I hadn’t realised that it was based on Cervantes. There’s an authenticity about the Spanish setting that’s created simply by Niki Turner’s costumes and Paul Englishby’s music. It has a passionate Andalusian feel and is staged with great pace.  Cardenio’s delay in obtaining his father’s approval to marry Luscinda means the Duke’s youngest son Fernando makes a move on her (but only after he’s slept with – raped? –  farmer’s daughter Dorotea). Thinking Luscinda has betrayed him, Cardenio disappears into the mountains for his King Lear moment. Fortunately, Dorotea searches for and finds him in order to pursue her claim against Fernando based on the fact that their sexual congress constitutes marriage and his marriage to Luscina is therefore invalid. It’s a good story and I’m now more disposed to believe Shakespeare was involved.

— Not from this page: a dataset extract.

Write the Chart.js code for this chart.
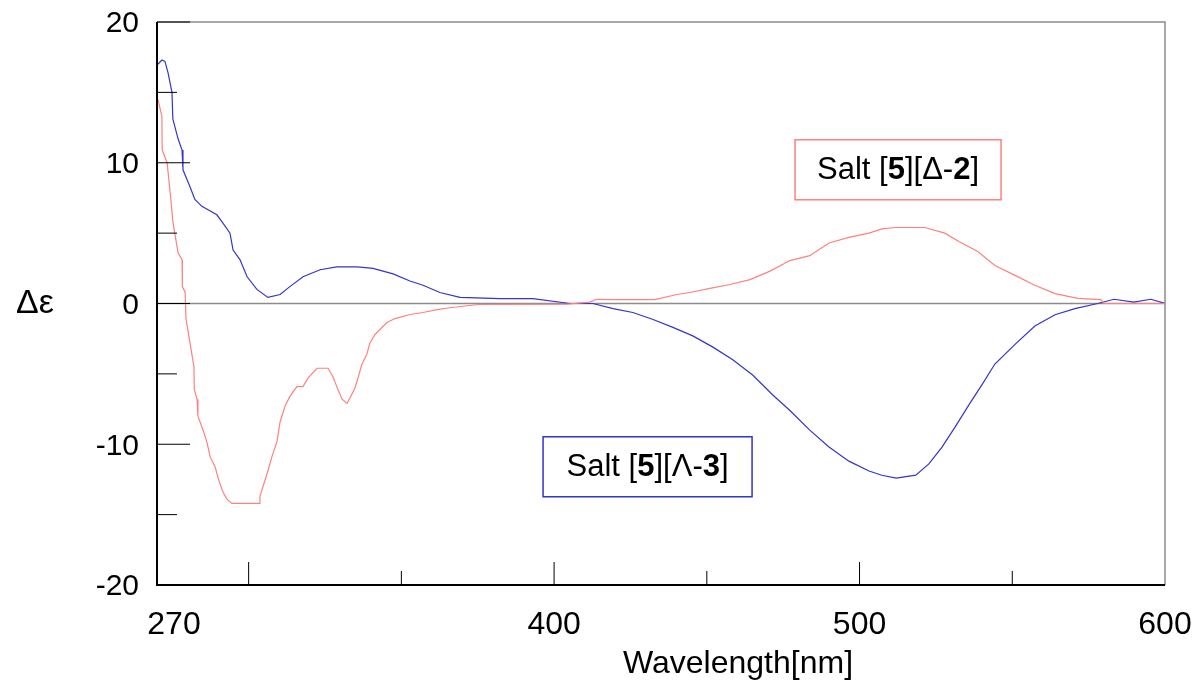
<!DOCTYPE html>
<html>
<head>
<meta charset="utf-8">
<script src="https://cdn.jsdelivr.net/npm/chart.js@4"></script>
<style>
  html, body { margin: 0; padding: 0; background: #fff; }
  #wrap { width: 1198px; height: 686px; }
</style>
</head>
<body>
<div id="wrap"><canvas id="cdChart"></canvas></div>
<script>
// wavelengths / values
const waveDelta = [270.3, 271.6, 271.7, 273.3, 274.3, 275.2, 276.9, 278.2, 278.3, 279.2, 279.5, 280.8, 282.1, 282.2, 283.1, 283.4, 285.1, 286.4, 287.4, 289.0, 290.3, 291.6, 292.9, 294.5, 303.4, 303.7, 306.3, 307.6, 309.3, 310.3, 311.9, 313.5, 315.8, 317.8, 319.4, 322.4, 326.0, 327.6, 329.2, 330.6, 332.2, 333.2, 334.8, 335.8, 337.1, 338.7, 339.7, 341.4, 343.0, 345.3, 347.9, 352.8, 357.1, 361.7, 365.9, 375.1, 404.2, 411.6, 414.0, 419.3, 433.0, 440.2, 444.5, 451.0, 457.6, 464.1, 470.7, 477.2, 483.7, 490.0, 496.5, 503.1, 507.3, 511.9, 521.4, 527.9, 532.5, 538.7, 544.3, 550.9, 557.4, 564.0, 571.5, 579.0, 580.0, 600.0];
const valsDelta = [14.5, 13.3, 10.9, 10.0, 7.9, 5.8, 3.6, 3.1, 1.2, 0.8, -1.1, -2.8, -4.5, -6.1, -6.8, -8.0, -9.0, -9.9, -10.9, -11.6, -12.6, -13.4, -13.9, -14.2, -14.2, -13.7, -11.9, -10.9, -9.8, -8.4, -7.3, -6.6, -5.9, -5.9, -5.3, -4.6, -4.6, -5.2, -6.1, -6.8, -7.1, -6.7, -6.0, -5.3, -4.3, -3.6, -2.8, -2.2, -1.85, -1.35, -1.07, -0.78, -0.64, -0.43, -0.3, -0.07, -0.05, 0.1, 0.3, 0.28, 0.28, 0.64, 0.78, 1.07, 1.35, 1.7, 2.3, 3.05, 3.4, 4.3, 4.7, 5.0, 5.3, 5.4, 5.4, 5.0, 4.4, 3.7, 2.7, 2.0, 1.3, 0.7, 0.36, 0.28, 0.0, 0.0];

const waveLambda = [270.3, 271.6, 272.6, 273.6, 274.9, 275.2, 276.9, 278.2, 278.5, 280.8, 282.4, 284.7, 289.6, 291.3, 293.9, 294.9, 297.2, 299.5, 302.7, 306.3, 310.3, 313.5, 317.8, 323.4, 328.9, 335.5, 340.7, 347.3, 352.8, 357.1, 362.6, 369.2, 382.3, 393.1, 405.2, 412.7, 419.3, 425.8, 432.4, 438.9, 445.4, 452.0, 458.5, 465.1, 471.6, 477.2, 483.7, 490.0, 496.5, 503.1, 507.3, 512.0, 518.4, 522.7, 527.0, 531.2, 535.8, 540.0, 544.3, 550.9, 557.4, 564.0, 570.5, 578.0, 583.3, 589.8, 595.4, 600.0];
const valsLambda = [17.0, 17.3, 17.2, 16.4, 15.0, 13.1, 11.7, 10.9, 9.5, 8.3, 7.4, 6.9, 6.3, 5.8, 5.0, 3.8, 3.1, 1.9, 1.0, 0.43, 0.64, 1.2, 1.9, 2.4, 2.6, 2.6, 2.5, 2.1, 1.6, 1.3, 0.78, 0.43, 0.35, 0.35, 0.0, 0.0, -0.36, -0.64, -1.14, -1.7, -2.3, -3.1, -4.0, -5.1, -6.5, -7.6, -9.0, -10.2, -11.2, -11.9, -12.2, -12.4, -12.2, -11.4, -10.2, -8.8, -7.2, -5.8, -4.3, -2.9, -1.6, -0.8, -0.36, 0.0, 0.3, 0.1, 0.3, 0.0];

const xLabelTicks = [270, 400, 500, 600];
const xMinorTicks = [300, 350, 400, 450, 500, 550];
const yTicks = [20, 10, 0, -10, -20];
const yMinorTicks = [15, 5, -5, -15];

const FONT = '"Liberation Sans", Arial, sans-serif';

function toPoints(xs, ys) {
    return xs.map((x, i) => ({ x: x, y: ys[i] }));
}

// draws a box with a label where some parts are bold
function drawLabelBox(ctx, cx, cy, w, h, color, parts) {
    ctx.save();
    ctx.strokeStyle = color;
    ctx.lineWidth = 1.5;
    ctx.fillStyle = '#fff';
    ctx.fillRect(cx - w / 2, cy - h / 2, w, h);
    ctx.strokeRect(cx - w / 2, cy - h / 2, w, h);
    let total = 0;
    parts.forEach(p => {
        ctx.font = (p[1] ? 'bold ' : '') + '31px ' + FONT;
        total += ctx.measureText(p[0]).width;
    });
    let x = cx - total / 2;
    ctx.fillStyle = '#000';
    ctx.textBaseline = 'middle';
    ctx.textAlign = 'left';
    parts.forEach(p => {
        ctx.font = (p[1] ? 'bold ' : '') + '31px ' + FONT;
        ctx.fillText(p[0], x, cy + 1);
        x += ctx.measureText(p[0]).width;
    });
    ctx.restore();
}

const framePlugin = {
    id: 'frame',
    beforeDatasetsDraw(chart) {
        const { ctx, chartArea: a, scales } = chart;
        const y0 = scales.y.getPixelForValue(0);
        ctx.save();
        ctx.strokeStyle = '#8c8c8c';
        ctx.lineWidth = 1.5;
        ctx.beginPath();
        ctx.moveTo(a.left, y0);
        ctx.lineTo(a.right, y0);
        ctx.stroke();
        ctx.restore();
    },
    afterDatasetsDraw(chart) {
        const { ctx, chartArea: a, scales } = chart;
        ctx.save();
        // top / right in grey
        ctx.strokeStyle = '#8c8c8c';
        ctx.lineWidth = 1.5;
        ctx.beginPath();
        ctx.moveTo(a.left, a.top);
        ctx.lineTo(a.right, a.top);
        ctx.lineTo(a.right, a.bottom);
        ctx.stroke();
        // left / bottom in black
        ctx.strokeStyle = '#000';
        ctx.lineWidth = 2;
        ctx.beginPath();
        ctx.moveTo(a.left, a.top);
        ctx.lineTo(a.left, a.bottom);
        ctx.lineTo(a.right, a.bottom);
        ctx.stroke();

        // inner tick marks
        ctx.lineWidth = 1;
        ctx.beginPath();
        yTicks.forEach(v => {
            const py = scales.y.getPixelForValue(v);
            ctx.moveTo(a.left, py);
            ctx.lineTo(a.left + 33, py);
        });
        yMinorTicks.forEach(v => {
            const py = scales.y.getPixelForValue(v);
            ctx.moveTo(a.left, py);
            ctx.lineTo(a.left + 20, py);
        });
        xMinorTicks.forEach(v => {
            const px = scales.x.getPixelForValue(v);
            const len = v % 100 === 0 ? 23 : 14;
            ctx.moveTo(px, a.bottom);
            ctx.lineTo(px, a.bottom - len);
        });
        ctx.stroke();

        // tick labels
        ctx.fillStyle = '#000';
        ctx.font = '30px ' + FONT;
        ctx.textAlign = 'right';
        ctx.textBaseline = 'middle';
        yTicks.forEach(v => {
            ctx.fillText(String(v), a.left - 18, scales.y.getPixelForValue(v) + 2);
        });
        ctx.font = '32px ' + FONT;
        ctx.textAlign = 'center';
        xLabelTicks.forEach((v, i) => {
            const shift = i === 0 ? 17 : 0;
            ctx.fillText(String(v), scales.x.getPixelForValue(v) + shift, a.bottom + 40);
        });

        // axis titles
        ctx.fillText('Wavelength[nm]', 738, 664);
        ctx.font = '34px ' + FONT;
        ctx.fillText('\u0394\u03B5', 35, scales.y.getPixelForValue(0));
        ctx.restore();

        drawLabelBox(ctx, scales.x.getPixelForValue(512.6), scales.y.getPixelForValue(9.5), 206, 60, '#ff7f7f',
            [['Salt [', false], ['5', true], ['][\u0394-', false], ['2', true], [']', false]]);
        drawLabelBox(ctx, scales.x.getPixelForValue(430.6), scales.y.getPixelForValue(-11.6), 209, 60, '#3333cc',
            [['Salt [', false], ['5', true], ['][\u039B-', false], ['3', true], [']', false]]);
    }
};

const ctx = document.getElementById('cdChart').getContext('2d');
new Chart(ctx, {
    type: 'line',
    data: {
        datasets: [{
            label: 'Salt [5][\u0394-2]',
            data: toPoints(waveDelta, valsDelta),
            borderColor: '#ff8080',
            borderWidth: 1.2,
            pointRadius: 0,
            tension: 0,
            fill: false
        }, {
            label: 'Salt [5][\u039B-3]',
            data: toPoints(waveLambda, valsLambda),
            borderColor: '#3535c8',
            borderWidth: 1.2,
            pointRadius: 0,
            tension: 0,
            fill: false
        }]
    },
    options: {
        responsive: true,
        maintainAspectRatio: false,
        animation: false,
        layout: { padding: { top: 22, right: 33, left: 0, bottom: 0 } },
        plugins: {
            legend: { display: false },
            tooltip: { enabled: false }
        },
        scales: {
            x: {
                type: 'linear',
                min: 270,
                max: 600,
                afterFit: scale => { scale.height = 101; },
                grid: { display: false, drawTicks: false },
                border: { display: false },
                ticks: { display: false }
            },
            y: {
                min: -20,
                max: 20,
                afterFit: scale => { scale.width = 157; },
                grid: { display: false, drawTicks: false },
                border: { display: false },
                ticks: { display: false }
            }
        }
    },
    plugins: [framePlugin]
});
</script>
</body>
</html>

Oliver Rix makes an impressive professional debut as Cardenio. It’s easy to dislike Fernando as played oilily by an excellent Alex Hassell. Both Lucy Briggs-Owen and Pippa Nixon impress as the girls, as do a trio of dad’s – Nicholas Day and Christopher’s Ettridge and Godwin. The Swan is the perfect intimate space for this play; on this occasion with the bonus of fireworks and a superb coup de theatre involving a coffin!

Whether it is or it isn’t, it’s well worth seeing for what it is – a very good pay well staged and performed.